YOUR TASK:
Write out the material again word for word, dropping any images it holds.

───

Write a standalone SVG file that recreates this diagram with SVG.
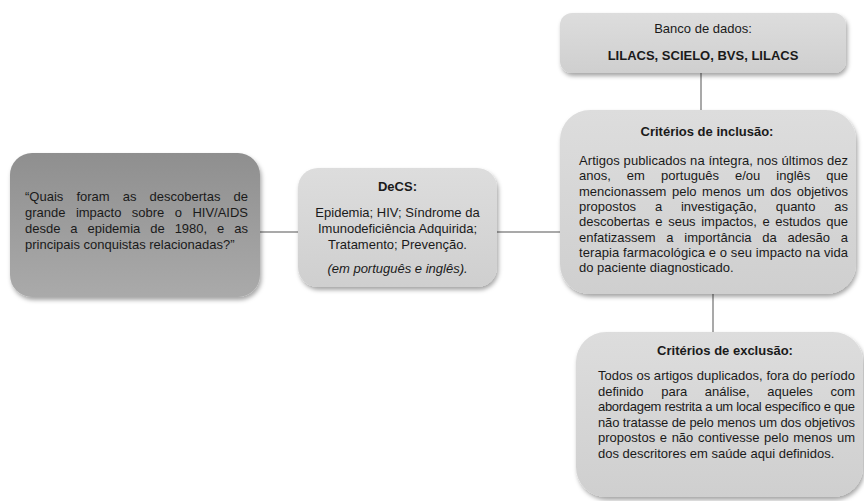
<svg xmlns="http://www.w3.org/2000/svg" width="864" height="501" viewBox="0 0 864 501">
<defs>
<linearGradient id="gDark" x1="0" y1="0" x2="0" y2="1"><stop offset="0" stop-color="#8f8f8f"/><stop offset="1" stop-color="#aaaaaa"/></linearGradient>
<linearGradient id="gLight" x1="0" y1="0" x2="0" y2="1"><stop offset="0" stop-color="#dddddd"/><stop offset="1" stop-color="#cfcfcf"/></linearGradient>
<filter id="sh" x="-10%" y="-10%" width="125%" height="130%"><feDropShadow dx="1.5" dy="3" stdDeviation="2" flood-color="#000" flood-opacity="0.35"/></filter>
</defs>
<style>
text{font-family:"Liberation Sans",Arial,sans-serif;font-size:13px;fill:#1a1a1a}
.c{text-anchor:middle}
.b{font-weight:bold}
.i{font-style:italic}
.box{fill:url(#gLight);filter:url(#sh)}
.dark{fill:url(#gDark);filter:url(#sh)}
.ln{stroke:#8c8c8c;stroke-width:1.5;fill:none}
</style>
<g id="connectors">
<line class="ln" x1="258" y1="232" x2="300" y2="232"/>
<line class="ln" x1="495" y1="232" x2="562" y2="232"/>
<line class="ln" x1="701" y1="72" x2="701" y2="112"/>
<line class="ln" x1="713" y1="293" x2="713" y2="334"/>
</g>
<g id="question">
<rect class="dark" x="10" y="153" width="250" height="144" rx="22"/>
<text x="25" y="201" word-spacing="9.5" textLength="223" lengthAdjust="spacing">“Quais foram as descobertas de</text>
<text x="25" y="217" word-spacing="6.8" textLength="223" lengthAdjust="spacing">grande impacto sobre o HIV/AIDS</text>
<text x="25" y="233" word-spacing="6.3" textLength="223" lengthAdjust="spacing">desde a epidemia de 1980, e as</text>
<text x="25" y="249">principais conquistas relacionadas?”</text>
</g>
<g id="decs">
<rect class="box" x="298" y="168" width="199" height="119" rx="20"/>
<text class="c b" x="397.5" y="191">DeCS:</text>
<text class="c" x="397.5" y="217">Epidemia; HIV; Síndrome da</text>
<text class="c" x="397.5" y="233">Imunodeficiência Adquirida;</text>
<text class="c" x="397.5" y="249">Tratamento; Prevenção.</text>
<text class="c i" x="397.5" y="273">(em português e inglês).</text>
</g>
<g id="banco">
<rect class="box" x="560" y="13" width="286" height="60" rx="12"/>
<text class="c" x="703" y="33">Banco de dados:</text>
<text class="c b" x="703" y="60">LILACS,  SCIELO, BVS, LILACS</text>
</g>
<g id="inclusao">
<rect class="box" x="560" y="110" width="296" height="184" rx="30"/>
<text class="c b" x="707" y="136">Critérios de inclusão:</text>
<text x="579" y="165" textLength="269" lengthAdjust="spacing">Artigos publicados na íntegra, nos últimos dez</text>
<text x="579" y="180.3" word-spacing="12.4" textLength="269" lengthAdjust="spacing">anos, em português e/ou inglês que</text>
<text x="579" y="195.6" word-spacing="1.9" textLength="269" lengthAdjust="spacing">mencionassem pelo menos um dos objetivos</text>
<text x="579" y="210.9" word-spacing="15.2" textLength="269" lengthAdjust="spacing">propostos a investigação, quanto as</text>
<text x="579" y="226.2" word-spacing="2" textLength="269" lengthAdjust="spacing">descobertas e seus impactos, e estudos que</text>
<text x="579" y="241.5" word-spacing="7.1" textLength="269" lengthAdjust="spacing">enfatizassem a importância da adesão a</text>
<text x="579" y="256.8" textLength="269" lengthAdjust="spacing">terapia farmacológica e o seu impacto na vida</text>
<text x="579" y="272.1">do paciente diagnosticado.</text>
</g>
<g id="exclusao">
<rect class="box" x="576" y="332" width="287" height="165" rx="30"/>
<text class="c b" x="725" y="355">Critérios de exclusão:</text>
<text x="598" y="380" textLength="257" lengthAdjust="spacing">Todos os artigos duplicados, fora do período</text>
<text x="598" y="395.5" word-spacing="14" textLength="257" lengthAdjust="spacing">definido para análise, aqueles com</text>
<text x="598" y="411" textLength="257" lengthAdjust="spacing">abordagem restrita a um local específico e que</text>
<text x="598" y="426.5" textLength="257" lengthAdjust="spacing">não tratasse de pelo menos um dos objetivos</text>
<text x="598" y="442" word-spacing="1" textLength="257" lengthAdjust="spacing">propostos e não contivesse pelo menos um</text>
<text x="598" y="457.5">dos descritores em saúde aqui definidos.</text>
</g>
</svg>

───

EXERCISE RESULT:
Write a standalone SVG file that recreates this diagram with SVG.
<svg xmlns="http://www.w3.org/2000/svg" width="864" height="501" viewBox="0 0 864 501">
<defs>
<linearGradient id="gDark" x1="0" y1="0" x2="0" y2="1"><stop offset="0" stop-color="#8f8f8f"/><stop offset="1" stop-color="#aaaaaa"/></linearGradient>
<linearGradient id="gLight" x1="0" y1="0" x2="0" y2="1"><stop offset="0" stop-color="#dddddd"/><stop offset="1" stop-color="#cfcfcf"/></linearGradient>
<filter id="sh" x="-10%" y="-10%" width="125%" height="130%"><feDropShadow dx="1.5" dy="3" stdDeviation="2" flood-color="#000" flood-opacity="0.35"/></filter>
</defs>
<style>
text{font-family:"Liberation Sans",Arial,sans-serif;font-size:13px;fill:#1a1a1a}
.c{text-anchor:middle}
.b{font-weight:bold}
.i{font-style:italic}
.box{fill:url(#gLight);filter:url(#sh)}
.dark{fill:url(#gDark);filter:url(#sh)}
.ln{stroke:#8c8c8c;stroke-width:1.5;fill:none}
</style>
<g id="connectors">
<line class="ln" x1="258" y1="232" x2="300" y2="232"/>
<line class="ln" x1="495" y1="232" x2="562" y2="232"/>
<line class="ln" x1="701" y1="72" x2="701" y2="112"/>
<line class="ln" x1="713" y1="293" x2="713" y2="334"/>
</g>
<g id="question">
<rect class="dark" x="10" y="153" width="250" height="144" rx="22"/>
<text x="25" y="201" word-spacing="9.5" textLength="223" lengthAdjust="spacing">“Quais foram as descobertas de</text>
<text x="25" y="217" word-spacing="6.8" textLength="223" lengthAdjust="spacing">grande impacto sobre o HIV/AIDS</text>
<text x="25" y="233" word-spacing="6.3" textLength="223" lengthAdjust="spacing">desde a epidemia de 1980, e as</text>
<text x="25" y="249">principais conquistas relacionadas?”</text>
</g>
<g id="decs">
<rect class="box" x="298" y="168" width="199" height="119" rx="20"/>
<text class="c b" x="397.5" y="191">DeCS:</text>
<text class="c" x="397.5" y="217">Epidemia; HIV; Síndrome da</text>
<text class="c" x="397.5" y="233">Imunodeficiência Adquirida;</text>
<text class="c" x="397.5" y="249">Tratamento; Prevenção.</text>
<text class="c i" x="397.5" y="273">(em português e inglês).</text>
</g>
<g id="banco">
<rect class="box" x="560" y="13" width="286" height="60" rx="12"/>
<text class="c" x="703" y="33">Banco de dados:</text>
<text class="c b" x="703" y="60">LILACS,  SCIELO, BVS, LILACS</text>
</g>
<g id="inclusao">
<rect class="box" x="560" y="110" width="296" height="184" rx="30"/>
<text class="c b" x="707" y="136">Critérios de inclusão:</text>
<text x="579" y="165" textLength="269" lengthAdjust="spacing">Artigos publicados na íntegra, nos últimos dez</text>
<text x="579" y="180.3" word-spacing="12.4" textLength="269" lengthAdjust="spacing">anos, em português e/ou inglês que</text>
<text x="579" y="195.6" word-spacing="1.9" textLength="269" lengthAdjust="spacing">mencionassem pelo menos um dos objetivos</text>
<text x="579" y="210.9" word-spacing="15.2" textLength="269" lengthAdjust="spacing">propostos a investigação, quanto as</text>
<text x="579" y="226.2" word-spacing="2" textLength="269" lengthAdjust="spacing">descobertas e seus impactos, e estudos que</text>
<text x="579" y="241.5" word-spacing="7.1" textLength="269" lengthAdjust="spacing">enfatizassem a importância da adesão a</text>
<text x="579" y="256.8" textLength="269" lengthAdjust="spacing">terapia farmacológica e o seu impacto na vida</text>
<text x="579" y="272.1">do paciente diagnosticado.</text>
</g>
<g id="exclusao">
<rect class="box" x="576" y="332" width="287" height="165" rx="30"/>
<text class="c b" x="725" y="355">Critérios de exclusão:</text>
<text x="598" y="380" textLength="257" lengthAdjust="spacing">Todos os artigos duplicados, fora do período</text>
<text x="598" y="395.5" word-spacing="14" textLength="257" lengthAdjust="spacing">definido para análise, aqueles com</text>
<text x="598" y="411" textLength="257" lengthAdjust="spacing">abordagem restrita a um local específico e que</text>
<text x="598" y="426.5" textLength="257" lengthAdjust="spacing">não tratasse de pelo menos um dos objetivos</text>
<text x="598" y="442" word-spacing="1" textLength="257" lengthAdjust="spacing">propostos e não contivesse pelo menos um</text>
<text x="598" y="457.5">dos descritores em saúde aqui definidos.</text>
</g>
</svg>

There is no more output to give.